Ireland has discovered a short poem by Shakespeare. It is no more than six or seven lines long. As I told you, he read it to me tonight. But it is the first new verse to be discovered in two hundred years. It is remarkable. Beautiful.”

“I have read the father’s essay in the
Gentleman’s Magazine.
He mentions only an unknown benefactor. Has his son told you anything more?”

“Nothing whatsover.” She lied easily to him.

“There can be no mistake about it?”

“None.”

He was surprised by her sudden firmness and steadiness of tone. He hoped to encourage it. “What is it that Mr. Ireland wishes me to do?”

“It is a great discovery and, naturally enough, he would like to be the one who divulges it to the world. If he writes an essay, will you place it for him?”
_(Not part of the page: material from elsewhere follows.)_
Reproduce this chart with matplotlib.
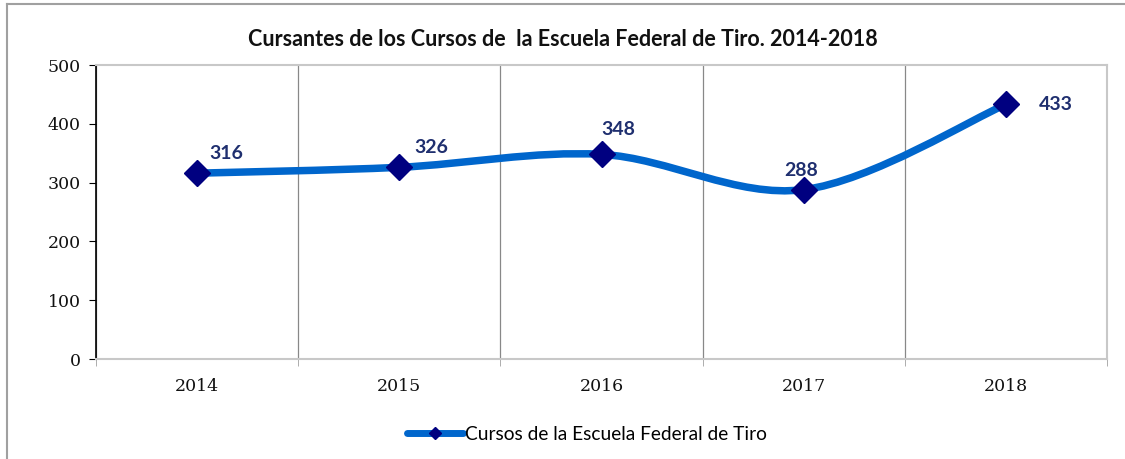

In truth Charles Lamb did not wish in any way to be associated with William Ireland. He was a tradesman, a shop assistant, who had made a fortunate discovery. It did not confer on him any powers of composition or invention. “Are you sure, dear, that this is the wisest course?”

“What is the alternative? This discovery is remarkable—astonishing—”

“Exactly so. It must be properly described and documented.”

“I see. You do not think Mr. Ireland capable of any proper style.”

“I cannot tell, of course, but is it likely? Is it even possible? He has had no education, by his own account. He was raised entirely by his father.”

“Did Shakespeare have any proper education? I am surprised at you, Charles.”

“He is no Shakespeare.”

“I suppose that only you have the skill to compose literary paragraphs. You think a great deal of yourself, Charles.” Mary’s anger seemed to have returned. She bit her under-lip and turned away from him.